*WRITTEN INSTRUCTION*. Give the data below again exactly as it stands. Omit the pictures.
[STORED DATA start]
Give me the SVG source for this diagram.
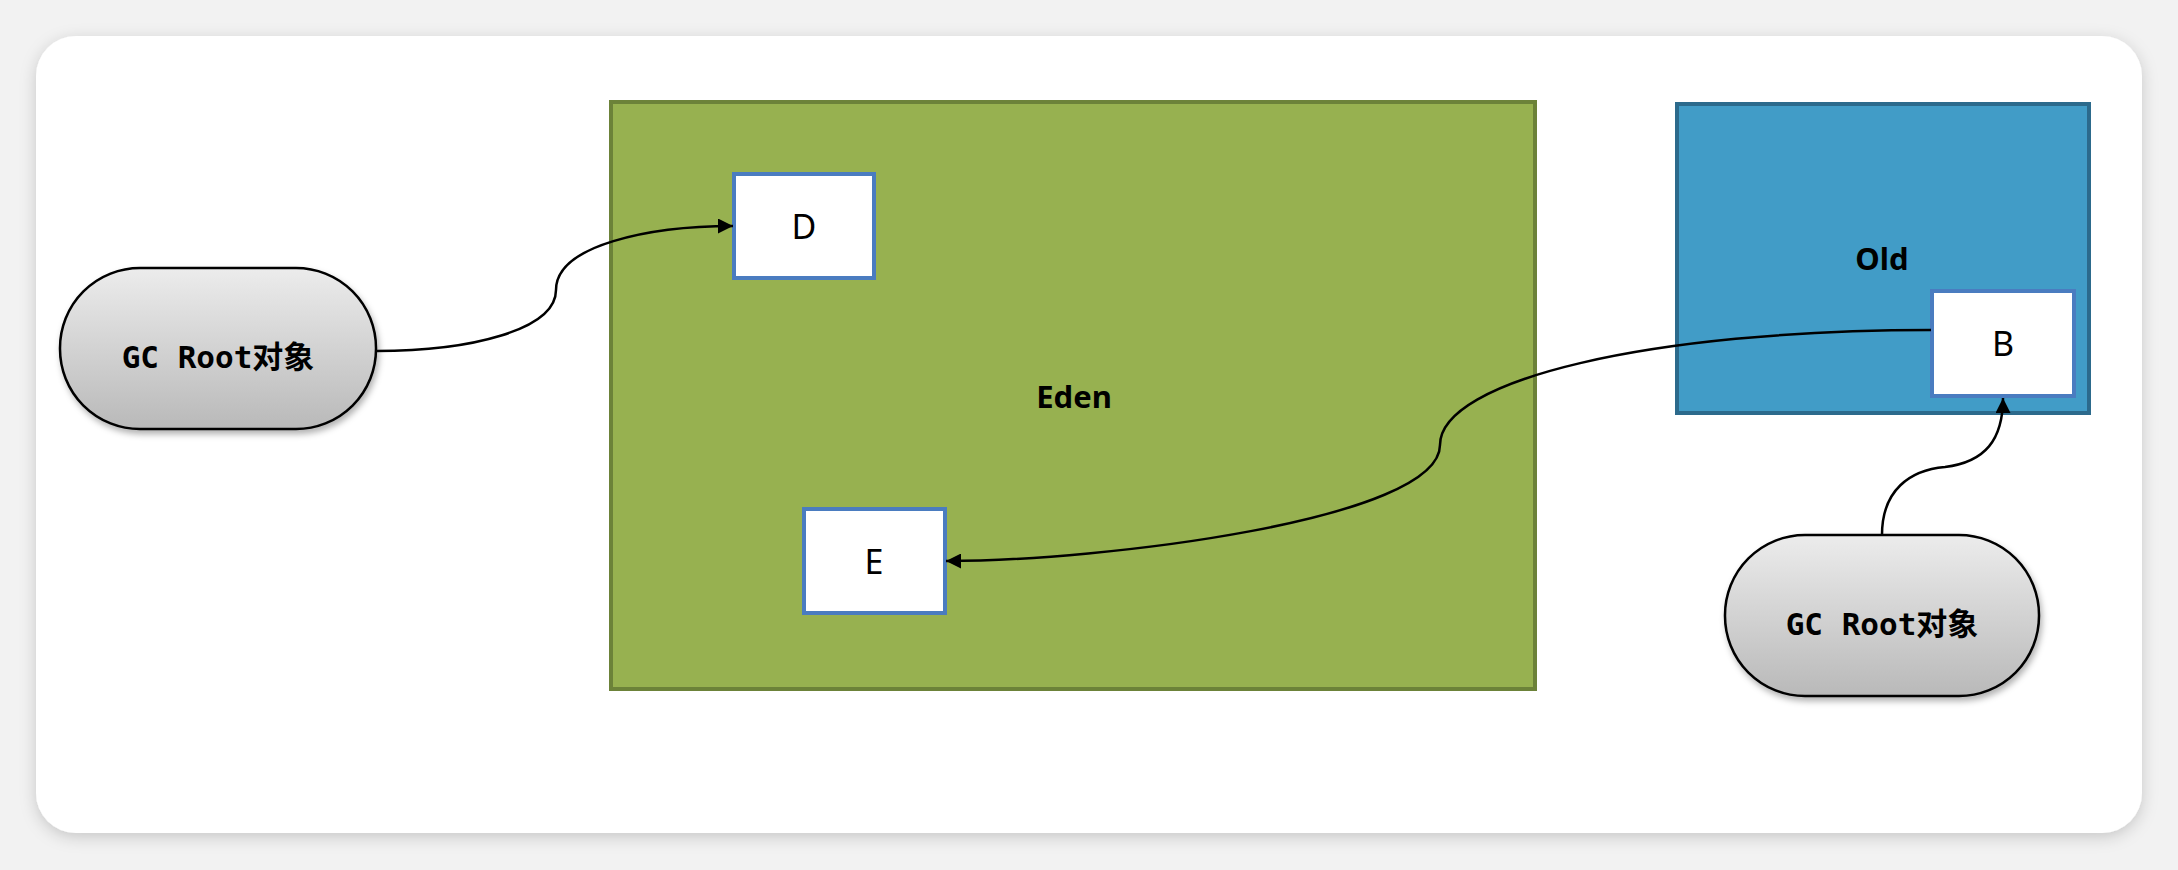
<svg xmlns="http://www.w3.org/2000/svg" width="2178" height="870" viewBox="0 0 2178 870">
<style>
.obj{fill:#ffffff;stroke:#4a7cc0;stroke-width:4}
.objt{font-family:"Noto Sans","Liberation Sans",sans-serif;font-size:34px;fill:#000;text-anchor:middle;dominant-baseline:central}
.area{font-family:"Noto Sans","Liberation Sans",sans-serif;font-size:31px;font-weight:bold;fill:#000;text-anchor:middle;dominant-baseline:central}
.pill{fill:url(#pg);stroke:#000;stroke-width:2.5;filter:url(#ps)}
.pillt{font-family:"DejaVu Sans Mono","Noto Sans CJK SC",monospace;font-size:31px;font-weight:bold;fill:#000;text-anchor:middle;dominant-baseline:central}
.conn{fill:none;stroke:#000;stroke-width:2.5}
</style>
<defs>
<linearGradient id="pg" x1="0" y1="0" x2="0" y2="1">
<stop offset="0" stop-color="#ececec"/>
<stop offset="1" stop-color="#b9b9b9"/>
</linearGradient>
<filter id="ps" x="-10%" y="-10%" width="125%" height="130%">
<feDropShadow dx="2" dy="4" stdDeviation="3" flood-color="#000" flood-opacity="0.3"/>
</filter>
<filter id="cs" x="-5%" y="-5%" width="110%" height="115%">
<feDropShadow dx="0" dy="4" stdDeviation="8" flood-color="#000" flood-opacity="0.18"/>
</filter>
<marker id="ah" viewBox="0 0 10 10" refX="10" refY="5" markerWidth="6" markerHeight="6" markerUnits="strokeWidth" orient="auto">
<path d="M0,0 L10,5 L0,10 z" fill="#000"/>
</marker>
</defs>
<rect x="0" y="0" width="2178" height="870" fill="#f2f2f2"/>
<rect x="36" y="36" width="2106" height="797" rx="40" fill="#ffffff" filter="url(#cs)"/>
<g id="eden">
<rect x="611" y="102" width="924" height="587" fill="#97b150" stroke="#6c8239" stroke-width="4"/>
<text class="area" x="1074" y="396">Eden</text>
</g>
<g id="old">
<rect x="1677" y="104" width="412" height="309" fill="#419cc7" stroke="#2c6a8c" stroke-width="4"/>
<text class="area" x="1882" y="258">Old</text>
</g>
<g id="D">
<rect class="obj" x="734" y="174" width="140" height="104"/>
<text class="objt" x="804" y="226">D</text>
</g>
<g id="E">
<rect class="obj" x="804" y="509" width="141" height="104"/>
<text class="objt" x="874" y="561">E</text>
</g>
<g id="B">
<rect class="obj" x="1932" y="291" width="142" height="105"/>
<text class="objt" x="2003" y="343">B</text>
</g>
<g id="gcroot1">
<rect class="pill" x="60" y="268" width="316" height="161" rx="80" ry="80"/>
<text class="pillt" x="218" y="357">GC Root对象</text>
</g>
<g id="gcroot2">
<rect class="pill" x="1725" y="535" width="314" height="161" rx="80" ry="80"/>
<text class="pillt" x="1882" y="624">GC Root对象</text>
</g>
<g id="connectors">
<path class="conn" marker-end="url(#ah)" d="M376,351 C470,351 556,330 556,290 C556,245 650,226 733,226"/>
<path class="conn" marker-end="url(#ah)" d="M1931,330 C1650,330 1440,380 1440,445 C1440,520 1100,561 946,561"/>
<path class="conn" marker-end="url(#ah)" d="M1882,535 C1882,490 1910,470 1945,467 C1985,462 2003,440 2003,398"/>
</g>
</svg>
[STORED DATA end]
*ANSWER FOR THIS EXERCISE*.
Give me the SVG source for this diagram.
<svg xmlns="http://www.w3.org/2000/svg" width="2178" height="870" viewBox="0 0 2178 870">
<style>
.obj{fill:#ffffff;stroke:#4a7cc0;stroke-width:4}
.objt{font-family:"Noto Sans","Liberation Sans",sans-serif;font-size:34px;fill:#000;text-anchor:middle;dominant-baseline:central}
.area{font-family:"Noto Sans","Liberation Sans",sans-serif;font-size:31px;font-weight:bold;fill:#000;text-anchor:middle;dominant-baseline:central}
.pill{fill:url(#pg);stroke:#000;stroke-width:2.5;filter:url(#ps)}
.pillt{font-family:"DejaVu Sans Mono","Noto Sans CJK SC",monospace;font-size:31px;font-weight:bold;fill:#000;text-anchor:middle;dominant-baseline:central}
.conn{fill:none;stroke:#000;stroke-width:2.5}
</style>
<defs>
<linearGradient id="pg" x1="0" y1="0" x2="0" y2="1">
<stop offset="0" stop-color="#ececec"/>
<stop offset="1" stop-color="#b9b9b9"/>
</linearGradient>
<filter id="ps" x="-10%" y="-10%" width="125%" height="130%">
<feDropShadow dx="2" dy="4" stdDeviation="3" flood-color="#000" flood-opacity="0.3"/>
</filter>
<filter id="cs" x="-5%" y="-5%" width="110%" height="115%">
<feDropShadow dx="0" dy="4" stdDeviation="8" flood-color="#000" flood-opacity="0.18"/>
</filter>
<marker id="ah" viewBox="0 0 10 10" refX="10" refY="5" markerWidth="6" markerHeight="6" markerUnits="strokeWidth" orient="auto">
<path d="M0,0 L10,5 L0,10 z" fill="#000"/>
</marker>
</defs>
<rect x="0" y="0" width="2178" height="870" fill="#f2f2f2"/>
<rect x="36" y="36" width="2106" height="797" rx="40" fill="#ffffff" filter="url(#cs)"/>
<g id="eden">
<rect x="611" y="102" width="924" height="587" fill="#97b150" stroke="#6c8239" stroke-width="4"/>
<text class="area" x="1074" y="396">Eden</text>
</g>
<g id="old">
<rect x="1677" y="104" width="412" height="309" fill="#419cc7" stroke="#2c6a8c" stroke-width="4"/>
<text class="area" x="1882" y="258">Old</text>
</g>
<g id="D">
<rect class="obj" x="734" y="174" width="140" height="104"/>
<text class="objt" x="804" y="226">D</text>
</g>
<g id="E">
<rect class="obj" x="804" y="509" width="141" height="104"/>
<text class="objt" x="874" y="561">E</text>
</g>
<g id="B">
<rect class="obj" x="1932" y="291" width="142" height="105"/>
<text class="objt" x="2003" y="343">B</text>
</g>
<g id="gcroot1">
<rect class="pill" x="60" y="268" width="316" height="161" rx="80" ry="80"/>
<text class="pillt" x="218" y="357">GC Root对象</text>
</g>
<g id="gcroot2">
<rect class="pill" x="1725" y="535" width="314" height="161" rx="80" ry="80"/>
<text class="pillt" x="1882" y="624">GC Root对象</text>
</g>
<g id="connectors">
<path class="conn" marker-end="url(#ah)" d="M376,351 C470,351 556,330 556,290 C556,245 650,226 733,226"/>
<path class="conn" marker-end="url(#ah)" d="M1931,330 C1650,330 1440,380 1440,445 C1440,520 1100,561 946,561"/>
<path class="conn" marker-end="url(#ah)" d="M1882,535 C1882,490 1910,470 1945,467 C1985,462 2003,440 2003,398"/>
</g>
</svg>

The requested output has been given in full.